TelCo contracts, 1887 style

"You charge how much per megabyte?"

“You charge how much per megabyte?”

As is well known, the only thing that separates us from the animals is the tiny amount of data mobile phone companies provide us on a monthly allowance. Before tipping us upside down to shake out a few more pennies. We’re looking at you Telstra.

But this did make us wonder what the first telephone contracts in Perth looked like. As it happens, we have a copy in front of us. If you’d signed up in 1887 to be one of the first subscribers to this exciting new technology, you first had to agree to the following.

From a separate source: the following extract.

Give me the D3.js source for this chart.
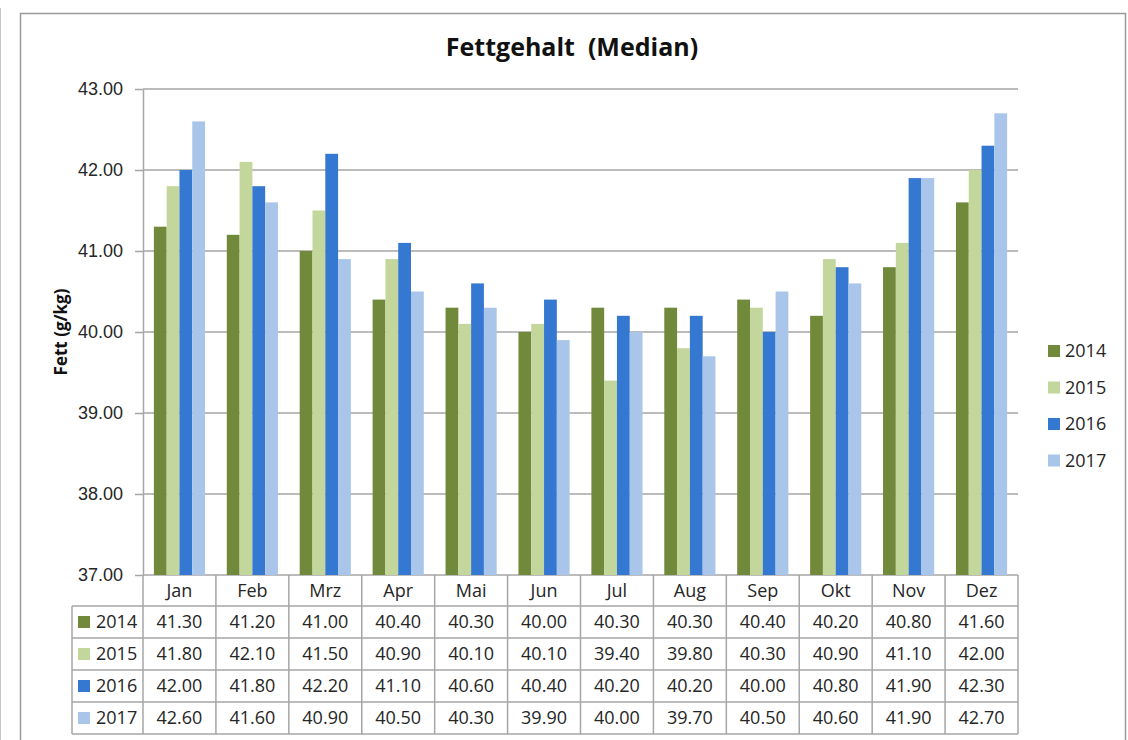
<!DOCTYPE html>
<html>
<head>
<meta charset="utf-8">
<script src="https://cdn.jsdelivr.net/npm/d3@7"></script>
<style>
  body { margin: 0; background: #fff; }
  svg { display: block; font-family: "Open Sans", sans-serif; }
  .axis text { fill: #262626; font-size: 18px; }
</style>
</head>
<body>
<div id="graph"></div>
<script>
// chart data
var months = ['Jan', 'Feb', 'Mrz', 'Apr', 'Mai', 'Jun', 'Jul', 'Aug', 'Sep', 'Okt', 'Nov', 'Dez'];
var years = ['2014', '2015', '2016', '2017'];
var values2014 = [41.3, 41.2, 41.0, 40.4, 40.3, 40.0, 40.3, 40.3, 40.4, 40.2, 40.8, 41.6];
var values2015 = [41.8, 42.1, 41.5, 40.9, 40.1, 40.1, 39.4, 39.8, 40.3, 40.9, 41.1, 42.0];
var values2016 = [42.0, 41.8, 42.2, 41.1, 40.6, 40.4, 40.2, 40.2, 40.0, 40.8, 41.9, 42.3];
var values2017 = [42.6, 41.6, 40.9, 40.5, 40.3, 39.9, 40.0, 39.7, 40.5, 40.6, 41.9, 42.7];
var yTicks = [37, 38, 39, 40, 41, 42, 43];
var colors = ['#71893a', '#c3d69b', '#3578d1', '#a9c6ea'];

var series = [values2014, values2015, values2016, values2017].map(function (vals, i) {
  return {year: years[i], color: colors[i], values: vals};
});

var width = 1128, height = 740;
var plot = {left: 143, right: 1018, top: 89, bottom: 575};
var rowHeight = 32, headerHeight = 31, legendColLeft = 72;
var gridColor = '#a6a6a6', textColor = '#262626';
var fmt = d3.format('.2f');

var svg = d3.select('#graph')
  .append('svg')
  .attr('width', width)
  .attr('height', height);

// page edge + chart frame
svg.append('line')
  .attr('x1', 0.5).attr('x2', 0.5).attr('y1', 8).attr('y2', height)
  .attr('stroke', '#c8c8c8');
svg.append('rect')
  .attr('x', 20.5).attr('y', 13.5)
  .attr('width', 1105).attr('height', 760)
  .attr('fill', 'none')
  .attr('stroke', '#9a9a9a')
  .attr('stroke-width', 1.5);

// title
svg.append('text')
  .attr('x', 572).attr('y', 56)
  .attr('text-anchor', 'middle')
  .style('white-space', 'pre')
  .style('font-size', '25px')
  .style('font-weight', 'bold')
  .attr('fill', '#111')
  .text('Fettgehalt  (Median)');

var x = d3.scaleBand().domain(months).range([plot.left, plot.right]);
var xInner = d3.scaleBand().domain(years).range([0, x.bandwidth()]).paddingOuter(0.85);
var y = d3.scaleLinear().domain([37, 43]).range([plot.bottom, plot.top]);

// gridlines
svg.append('g')
  .selectAll('line')
  .data(yTicks)
  .enter()
  .append('line')
  .attr('x1', plot.left).attr('x2', plot.right)
  .attr('y1', function (d) { return y(d); })
  .attr('y2', function (d) { return y(d); })
  .attr('stroke', gridColor)
  .attr('stroke-width', 1.5);

// bars
var groups = svg.append('g')
  .selectAll('g')
  .data(series)
  .enter()
  .append('g')
  .attr('fill', function (d) { return d.color; });

groups.selectAll('rect')
  .data(function (s) {
    return s.values.map(function (v, i) { return {year: s.year, month: months[i], value: v}; });
  })
  .enter()
  .append('rect')
  .attr('x', function (d) { return x(d.month) + xInner(d.year); })
  .attr('width', xInner.bandwidth())
  .attr('y', function (d) { return y(d.value); })
  .attr('height', function (d) { return y(37) - y(d.value); });

// y axis
var yAxis = svg.append('g')
  .attr('class', 'axis')
  .attr('transform', 'translate(' + plot.left + ',0)')
  .call(d3.axisLeft(y).tickValues(yTicks).tickFormat(fmt).tickSize(8).tickSizeOuter(0).tickPadding(12));
yAxis.select('.domain').attr('stroke', gridColor).attr('stroke-width', 1.5);
yAxis.selectAll('.tick line').attr('stroke', gridColor).attr('stroke-width', 1.5);

svg.append('text')
  .attr('transform', 'translate(67,' + ((plot.top + plot.bottom) / 2) + ') rotate(-90)')
  .attr('text-anchor', 'middle')
  .style('font-size', '17px')
  .style('font-weight', 'bold')
  .attr('fill', '#111')
  .text('Fett (g/kg)');

// data table
var table = svg.append('g');
var tableTop = plot.bottom;
var rowsTop = tableTop + headerHeight;
var tableBottom = rowsTop + rowHeight * years.length;

// horizontal lines of the table
table.selectAll('line.h')
  .data(d3.range(years.length + 1))
  .enter()
  .append('line')
  .attr('x1', legendColLeft).attr('x2', plot.right)
  .attr('y1', function (i) { return rowsTop + i * rowHeight; })
  .attr('y2', function (i) { return rowsTop + i * rowHeight; })
  .attr('stroke', gridColor)
  .attr('stroke-width', 1.5);

// vertical lines of the table
table.selectAll('line.v')
  .data(months.concat(['end']))
  .enter()
  .append('line')
  .attr('x1', function (d) { return d === 'end' ? plot.right : x(d); })
  .attr('x2', function (d) { return d === 'end' ? plot.right : x(d); })
  .attr('y1', tableTop).attr('y2', tableBottom)
  .attr('stroke', gridColor)
  .attr('stroke-width', 1.5);
table.append('line')
  .attr('x1', legendColLeft).attr('x2', legendColLeft)
  .attr('y1', rowsTop).attr('y2', tableBottom)
  .attr('stroke', gridColor)
  .attr('stroke-width', 1.5);

// month headers
table.selectAll('text.month')
  .data(months)
  .enter()
  .append('text')
  .attr('x', function (d) { return x(d) + x.bandwidth() / 2; })
  .attr('y', tableTop + headerHeight / 2 + 6)
  .attr('text-anchor', 'middle')
  .attr('fill', textColor)
  .style('font-size', '18px')
  .text(function (d) { return d; });

// table rows
var rows = table.selectAll('g.row')
  .data(series)
  .enter()
  .append('g')
  .attr('transform', function (d, i) { return 'translate(0,' + (rowsTop + i * rowHeight) + ')'; });

rows.append('rect')
  .attr('x', 78).attr('y', rowHeight / 2 - 6)
  .attr('width', 12).attr('height', 12)
  .attr('fill', function (d) { return d.color; });
rows.append('text')
  .attr('x', 96).attr('y', rowHeight / 2 + 6)
  .attr('fill', textColor)
  .style('font-size', '18px')
  .text(function (d) { return d.year; });

rows.selectAll('text.val')
  .data(function (s) { return s.values; })
  .enter()
  .append('text')
  .attr('x', function (d, i) { return x(months[i]) + x.bandwidth() / 2; })
  .attr('y', rowHeight / 2 + 6)
  .attr('text-anchor', 'middle')
  .attr('fill', textColor)
  .style('font-size', '18px')
  .text(function (d) { return fmt(d); });

// legend on the right
var legend = svg.append('g')
  .selectAll('g')
  .data(series)
  .enter()
  .append('g')
  .attr('transform', function (d, i) { return 'translate(1048,' + (351 + i * 36.5) + ')'; });
legend.append('rect')
  .attr('x', 0).attr('y', -6)
  .attr('width', 12).attr('height', 12)
  .attr('fill', function (d) { return d.color; });
legend.append('text')
  .attr('x', 17).attr('y', 6)
  .attr('fill', textColor)
  .style('font-size', '18px')
  .text(function (d) { return d.year; });
</script>
</body>
</html>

Calls were not charged individually, but there was a subscription of fee of £15 a year if you lived within 800m of the Perth or Fremantle exchange, and an extra 25 shillings for each additional 400m you needed further away. For your money, you would be provided with one telephone and a connection to the exchange. A bell cost extra.

It’s not easy to say how much money £15 a year would be today, but you could rent a cottage in Bunbury for the same amount. If you wanted to live in Bunbury, of course. If.

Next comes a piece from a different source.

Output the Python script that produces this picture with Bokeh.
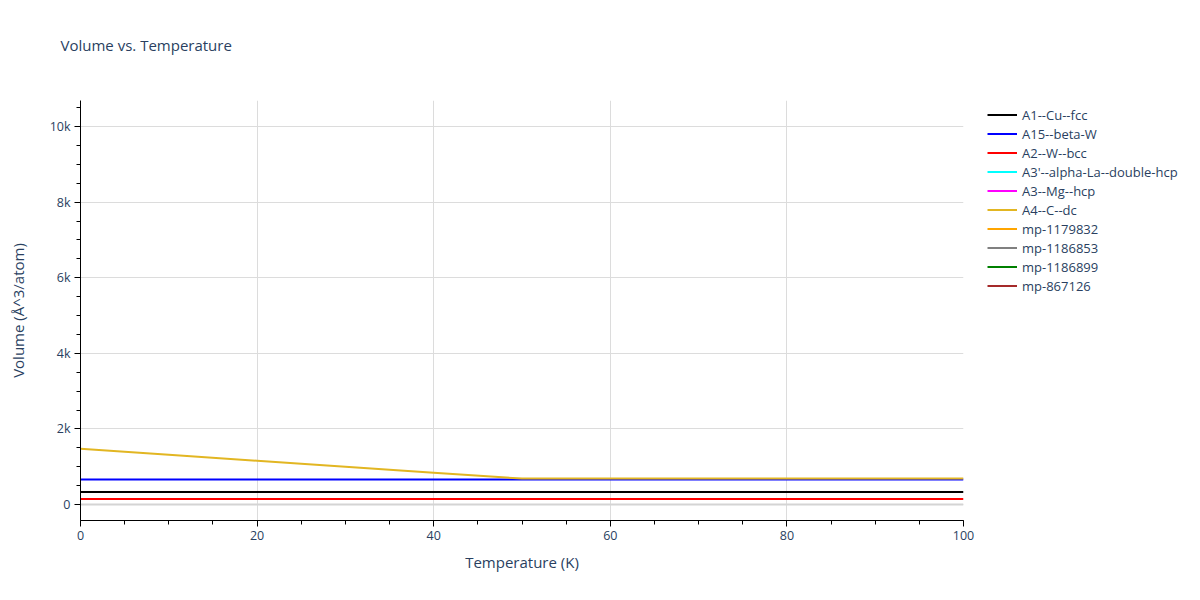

Whether you lived in Perth or Fremantle, you were allowed to talk to someone in the other city. Which is nice. Except under the fair use policy, no call between Perth and Fremantle could exceed five minutes.

Oh, and you could only call between 9am and 6pm on weekdays, 9am to 1pm on Saturday, and not at all on Sundays or public holidays.

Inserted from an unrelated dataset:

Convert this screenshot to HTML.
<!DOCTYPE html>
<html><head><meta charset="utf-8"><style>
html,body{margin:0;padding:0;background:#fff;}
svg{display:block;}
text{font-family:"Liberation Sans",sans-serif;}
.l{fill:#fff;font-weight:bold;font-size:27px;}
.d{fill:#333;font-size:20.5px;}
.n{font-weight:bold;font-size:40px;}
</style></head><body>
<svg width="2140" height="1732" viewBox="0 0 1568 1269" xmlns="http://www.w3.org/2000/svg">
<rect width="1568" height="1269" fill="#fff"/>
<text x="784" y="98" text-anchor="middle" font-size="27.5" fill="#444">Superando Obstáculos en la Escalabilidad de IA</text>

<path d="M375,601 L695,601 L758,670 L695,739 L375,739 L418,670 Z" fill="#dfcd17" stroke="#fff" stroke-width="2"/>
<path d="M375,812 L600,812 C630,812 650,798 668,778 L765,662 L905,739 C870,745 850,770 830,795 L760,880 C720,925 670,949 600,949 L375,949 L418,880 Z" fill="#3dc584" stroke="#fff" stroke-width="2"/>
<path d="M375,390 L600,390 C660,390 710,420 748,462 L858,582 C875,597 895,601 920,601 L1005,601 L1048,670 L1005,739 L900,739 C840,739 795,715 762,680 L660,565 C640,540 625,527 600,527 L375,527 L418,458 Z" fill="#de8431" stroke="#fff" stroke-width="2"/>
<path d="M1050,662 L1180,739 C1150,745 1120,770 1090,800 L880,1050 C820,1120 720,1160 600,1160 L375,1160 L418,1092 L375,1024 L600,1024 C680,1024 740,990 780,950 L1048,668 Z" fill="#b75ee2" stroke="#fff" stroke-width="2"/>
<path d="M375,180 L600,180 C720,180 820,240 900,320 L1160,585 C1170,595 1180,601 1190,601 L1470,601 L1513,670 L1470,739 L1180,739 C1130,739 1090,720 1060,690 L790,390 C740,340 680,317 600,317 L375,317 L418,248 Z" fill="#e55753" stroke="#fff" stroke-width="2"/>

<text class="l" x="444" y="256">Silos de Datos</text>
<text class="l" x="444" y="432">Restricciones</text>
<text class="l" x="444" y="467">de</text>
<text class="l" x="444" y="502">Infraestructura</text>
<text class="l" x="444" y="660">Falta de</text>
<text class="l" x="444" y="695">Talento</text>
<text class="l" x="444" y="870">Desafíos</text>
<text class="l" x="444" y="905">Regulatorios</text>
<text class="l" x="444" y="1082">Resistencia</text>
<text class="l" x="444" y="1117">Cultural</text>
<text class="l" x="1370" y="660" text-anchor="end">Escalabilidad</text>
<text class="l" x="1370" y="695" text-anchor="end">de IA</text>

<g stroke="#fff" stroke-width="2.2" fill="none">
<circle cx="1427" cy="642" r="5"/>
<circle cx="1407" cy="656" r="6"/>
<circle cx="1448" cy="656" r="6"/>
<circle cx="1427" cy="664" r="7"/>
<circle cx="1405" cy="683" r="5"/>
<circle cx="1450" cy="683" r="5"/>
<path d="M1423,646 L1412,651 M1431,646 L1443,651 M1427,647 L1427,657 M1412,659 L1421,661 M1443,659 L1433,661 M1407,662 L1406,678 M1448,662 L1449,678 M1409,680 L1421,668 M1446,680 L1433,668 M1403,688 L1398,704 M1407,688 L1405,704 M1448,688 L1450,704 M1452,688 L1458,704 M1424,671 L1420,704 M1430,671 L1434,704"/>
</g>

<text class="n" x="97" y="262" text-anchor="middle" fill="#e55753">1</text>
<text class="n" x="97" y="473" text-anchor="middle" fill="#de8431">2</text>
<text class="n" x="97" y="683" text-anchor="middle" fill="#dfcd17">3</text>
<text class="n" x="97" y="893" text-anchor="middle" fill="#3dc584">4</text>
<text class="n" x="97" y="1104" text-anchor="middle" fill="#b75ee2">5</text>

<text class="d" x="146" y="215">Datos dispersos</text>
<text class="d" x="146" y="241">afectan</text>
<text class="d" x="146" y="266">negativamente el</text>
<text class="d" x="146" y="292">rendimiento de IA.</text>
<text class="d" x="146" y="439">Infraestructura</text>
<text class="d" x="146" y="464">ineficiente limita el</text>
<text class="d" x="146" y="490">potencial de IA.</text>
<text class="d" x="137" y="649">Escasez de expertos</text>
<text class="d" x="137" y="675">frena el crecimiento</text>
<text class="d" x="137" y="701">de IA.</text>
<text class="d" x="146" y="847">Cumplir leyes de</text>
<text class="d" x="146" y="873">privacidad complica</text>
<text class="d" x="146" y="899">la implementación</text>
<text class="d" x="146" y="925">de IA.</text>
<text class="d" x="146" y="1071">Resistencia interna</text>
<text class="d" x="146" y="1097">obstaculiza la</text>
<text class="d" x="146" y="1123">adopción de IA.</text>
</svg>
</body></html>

A subscriber could not allow their telephone to be used by anyone else except their own personal servants. That is, unless the borrower had a telephone at their own residence.

Finally, there was the usual legalise you would expect:

No responsibility is assumed by the Government for any errors, omissions, or delay in the transmission or non-transmission, delivery or non-delivery, of any message, arising from any cause whatsoever.

No mention of a data allowance anywhere, or what happens if you want to upgrade to the latest iPhone. Probably in the small print somewhere.